So, what will our student loans mean in the future?

Holly Smith·5 April 2017·4 min read
So, what will our student loans mean in the future?

Student loans: the double-edged sword. On the one hand, this extra money will help pay for all those takeaways and jäger bombs. On the flipside, we of course will one day have to repay this gigantic sum. It seems that students, myself included, are ignorant to the exact procedure of paying back student loans.

We live for the present, after all.

Firstly, it is only Tuition Fee loans and Maintenance loans that need to be paid back, and not grants and bursaries. Currently, you have to start repaying when you earn over £21,000. Your repayments are taken out of your salary just as is the case with tax and National Insurance. To work out how much has been deducted, your payslips will clarify. If you graduated post 2012, you pay back 9% of your income over the threshold of £21,000 per annum. For example, if you were to earn £25,000, you would pay back £30 per month. If you were lucky enough to earn £50,000, you’d unfortunately have to pay back £217 per month.

To work out your monthly repayment amount

  • Take away £21,000 from your annual salary before tax
  • Work out 9% of the remainder
  • Divide that figure by 12
  • Round down to the nearest pound

However, there is a catch. Students seem to be unaware that there are interest rates added to the total amount you owe every month. The interest rate is based on the UK Retail Price Index (RPI) and it is updated once a year in September. Until 2012 there was no ‘real’ cost to student loans, as the interest rate was fixed to the rate of inflation (RPI).

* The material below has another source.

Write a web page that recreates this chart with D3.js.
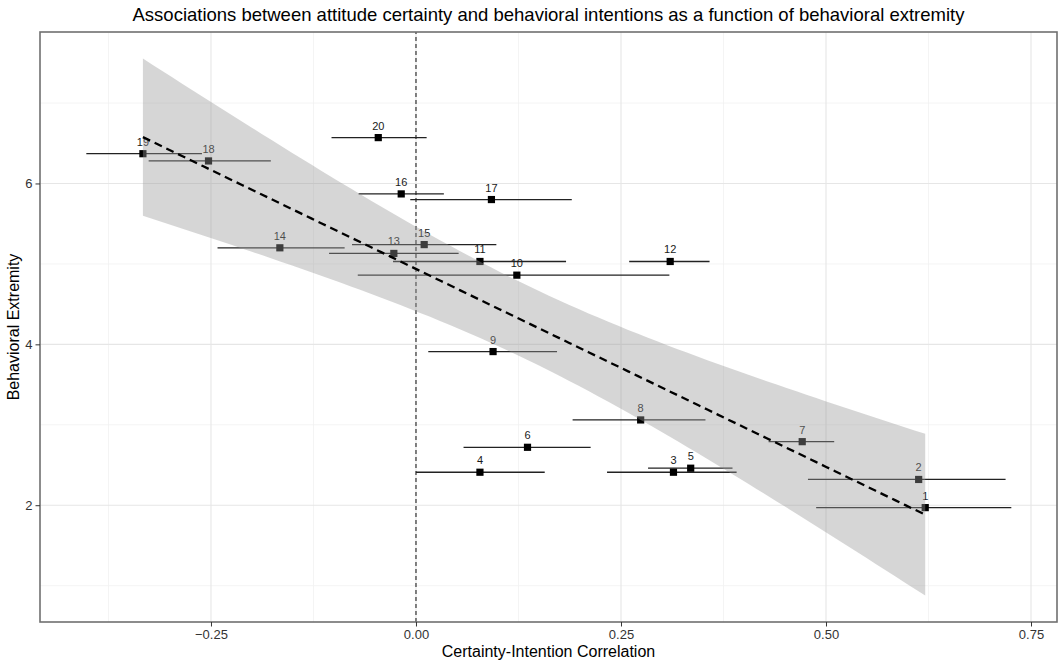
<!DOCTYPE html>
<html>
<head>
<meta charset="utf-8">
<script src="https://cdn.jsdelivr.net/npm/d3@7"></script>
<style>
  body { margin: 0; background: #fff; }
  text { font-family: "Liberation Sans", Arial, sans-serif; }
</style>
</head>
<body>
<div id="chart"></div>
<script>
// study ids, correlation (x), extremity (y) and CI for the correlation
const studyIds = [1, 2, 3, 4, 5, 6, 7, 8, 9, 10, 11, 12, 13, 14, 15, 16, 17, 18, 19, 20];
const corr =    [0.621, 0.613, 0.314, 0.078, 0.335, 0.136, 0.471, 0.274, 0.094, 0.123,
                 0.078, 0.310, -0.027, -0.166, 0.010, -0.018, 0.092, -0.253, -0.333, -0.046];
const extremity = [1.97, 2.32, 2.41, 2.41, 2.46, 2.72, 2.79, 3.06, 3.91, 4.86,
                   5.03, 5.03, 5.13, 5.20, 5.24, 5.87, 5.80, 6.28, 6.37, 6.57];
const ciLow =   [0.488, 0.478, 0.233, 0.000, 0.283, 0.058, 0.430, 0.191, 0.015, -0.071,
                 -0.028, 0.260, -0.106, -0.242, -0.078, -0.070, -0.007, -0.326, -0.402, -0.103];
const ciHigh =  [0.726, 0.719, 0.391, 0.157, 0.386, 0.213, 0.510, 0.353, 0.172, 0.309,
                 0.183, 0.358, 0.052, -0.087, 0.098, 0.034, 0.190, -0.177, -0.261, 0.013];

const xTicks = [-0.25, 0, 0.25, 0.5, 0.75];
const xMinor = [-0.375, -0.125, 0.125, 0.375, 0.625];
const yTicks = [2, 4, 6];
const yMinor = [1, 3, 5, 7];

const width = 1063, height = 664;
const margin = {top: 32, right: 6, bottom: 42, left: 40};

const svg = d3.select("#chart")
  .append("svg")
  .attr("width", width)
  .attr("height", height);

const x = d3.scaleLinear()
  .domain([-0.4585, 0.7817])
  .range([margin.left, width - margin.right]);

const y = d3.scaleLinear()
  .domain([0.548, 7.883])
  .range([height - margin.bottom, margin.top]);

const x0 = margin.left, x1 = width - margin.right;
const y0 = height - margin.bottom, y1 = margin.top;

// grid lines
const grid = svg.append("g");
grid.selectAll(".xminor").data(xMinor).join("line")
  .attr("x1", d => x(d)).attr("x2", d => x(d))
  .attr("y1", y0).attr("y2", y1)
  .attr("stroke", "#f1f1f1").attr("stroke-width", 0.8);
grid.selectAll(".yminor").data(yMinor).join("line")
  .attr("x1", x0).attr("x2", x1)
  .attr("y1", d => y(d)).attr("y2", d => y(d))
  .attr("stroke", "#f1f1f1").attr("stroke-width", 0.8);
grid.selectAll(".xmajor").data(xTicks).join("line")
  .attr("x1", d => x(d)).attr("x2", d => x(d))
  .attr("y1", y0).attr("y2", y1)
  .attr("stroke", "#e6e6e6").attr("stroke-width", 1.1);
grid.selectAll(".ymajor").data(yTicks).join("line")
  .attr("x1", x0).attr("x2", x1)
  .attr("y1", d => y(d)).attr("y2", d => y(d))
  .attr("stroke", "#e6e6e6").attr("stroke-width", 1.1);

// vertical reference line at zero
svg.append("line")
  .attr("x1", x(0)).attr("x2", x(0))
  .attr("y1", y0).attr("y2", y1)
  .attr("stroke", "#333")
  .attr("stroke-width", 1.2)
  .attr("stroke-dasharray", "4,3");

const rows = studyIds.map((id, i) => ({
  id: id, r: corr[i], e: extremity[i], lo: ciLow[i], hi: ciHigh[i]
}));

// error bars
svg.append("g").selectAll("line").data(rows).join("line")
  .attr("x1", d => x(d.lo)).attr("x2", d => x(d.hi))
  .attr("y1", d => y(d.e)).attr("y2", d => y(d.e))
  .attr("stroke", "#222")
  .attr("stroke-width", 1.3);

// points
svg.append("g").selectAll("rect").data(rows).join("rect")
  .attr("x", d => x(d.r) - 3.6)
  .attr("y", d => y(d.e) - 3.6)
  .attr("width", 7.2)
  .attr("height", 7.2)
  .attr("fill", "#000");

// labels
svg.append("g").selectAll("text").data(rows).join("text")
  .attr("x", d => x(d.r))
  .attr("y", d => y(d.e) - 8)
  .attr("text-anchor", "middle")
  .attr("fill", "#1a1a1a")
  .style("font-size", "11px")
  .text(d => d.id);

// linear fit with 95% confidence band (like geom_smooth(method = "lm"))
const n = corr.length;
const mx = d3.mean(corr), my = d3.mean(extremity);
const sxx = d3.sum(corr, v => (v - mx) ** 2);
const sxy = d3.sum(corr, (v, i) => (v - mx) * (extremity[i] - my));
const slope = sxy / sxx;
const intercept = my - slope * mx;
const sse = d3.sum(corr, (v, i) => (extremity[i] - (intercept + slope * v)) ** 2);
const sigma = Math.sqrt(sse / (n - 2));
const tCrit = 2.1009; // t(0.975, df = 18)

const [fmin, fmax] = d3.extent(corr);
const fit = d3.range(80).map(i => {
  const xv = fmin + i * (fmax - fmin) / 79;
  const yv = intercept + slope * xv;
  const se = sigma * Math.sqrt(1 / n + (xv - mx) ** 2 / sxx);
  return {x: xv, y: yv, lo: yv - tCrit * se, hi: yv + tCrit * se};
});

svg.append("path")
  .datum(fit)
  .attr("fill", "#999999")
  .attr("fill-opacity", 0.4)
  .attr("d", d3.area().x(d => x(d.x)).y0(d => y(d.lo)).y1(d => y(d.hi)));

svg.append("path")
  .datum(fit)
  .attr("fill", "none")
  .attr("stroke", "#000")
  .attr("stroke-width", 2.3)
  .attr("stroke-dasharray", "8,5")
  .attr("d", d3.line().x(d => x(d.x)).y(d => y(d.y)));

// panel border
svg.append("rect")
  .attr("x", x0).attr("y", y1)
  .attr("width", x1 - x0).attr("height", y0 - y1)
  .attr("fill", "none")
  .attr("stroke", "#707070")
  .attr("stroke-width", 1.6);

// axes
const xAxis = svg.append("g")
  .attr("transform", `translate(0,${y0})`)
  .call(d3.axisBottom(x).tickValues(xTicks).tickFormat(d3.format(".2f")).tickSize(4.5).tickPadding(3));
const yAxis = svg.append("g")
  .attr("transform", `translate(${x0},0)`)
  .call(d3.axisLeft(y).tickValues(yTicks).tickFormat(d3.format("d")).tickSize(4.5).tickPadding(3));

[xAxis, yAxis].forEach(g => {
  g.select(".domain").remove();
  g.selectAll(".tick line").attr("stroke", "#333");
  g.selectAll(".tick text")
    .attr("fill", "#333")
    .style("font-size", "13px")
    .style("font-family", "'Liberation Sans', Arial, sans-serif");
});

// titles
svg.append("text")
  .attr("x", (x0 + x1) / 2)
  .attr("y", 21)
  .attr("text-anchor", "middle")
  .attr("fill", "#000")
  .style("font-size", "18.5px")
  .text("Associations between attitude certainty and behavioral intentions as a function of behavioral extremity");

svg.append("text")
  .attr("x", (x0 + x1) / 2)
  .attr("y", 657)
  .attr("text-anchor", "middle")
  .attr("fill", "#000")
  .style("font-size", "16px")
  .text("Certainty-Intention Correlation");

svg.append("text")
  .attr("transform", `translate(19,${(y0 + y1) / 2}) rotate(-90)`)
  .attr("text-anchor", "middle")
  .attr("fill", "#000")
  .style("font-size", "16px")
  .text("Behavioral Extremity");
</script>
</body>
</html>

However, those graduating post 2012 have to pay RPI inflation plus 3% on the outstanding balance. This interest rate will depend upon your income. For instance, at £21,000 it is currently only 1.6% plus 3%. Where income is over £41,000 a year, however, it is 4.6% plus 3%. If you go abroad for over 3 months, it is more complex and you have to fill in an overseas assessment form.

Our generation seems extremely hard done by when it comes to student fees. This mounting debt is just another pressure added onto an already difficult and challenging experience. With rising house prices and costs of living, the future can seem bleak come graduation day. What’s more ridiculous is the fact that some 70 per cent of students who left university last year are expected never to finish repaying their student loans, according the Institute for Fiscal Studies. For these 70 per cent, they will make repayments for 30 years before having the unpaid loan written off. Earlier generations of students were confident that they could repay their debts. For us, however, the dream of being able to gain a mortgage is distant. As evident, the ownership of housing amongst young adults has declined rapidly over the past decade. Staying afloat in a context of failing real wages and rising house prices is proving impossible for many recent graduates. For example, in 2014-15, 37 per cent of 25-34 year olds owned their home, in comparison with 57 per cent 10 years earlier.

What’s shocking is that now students not only paying for their education, they’re financing it with inflation above interest. Given that 2017/2018 starters will pay an increased fee of £9,250, there seems no end to the every increasing financial burden for students wishing merely to excel in their education.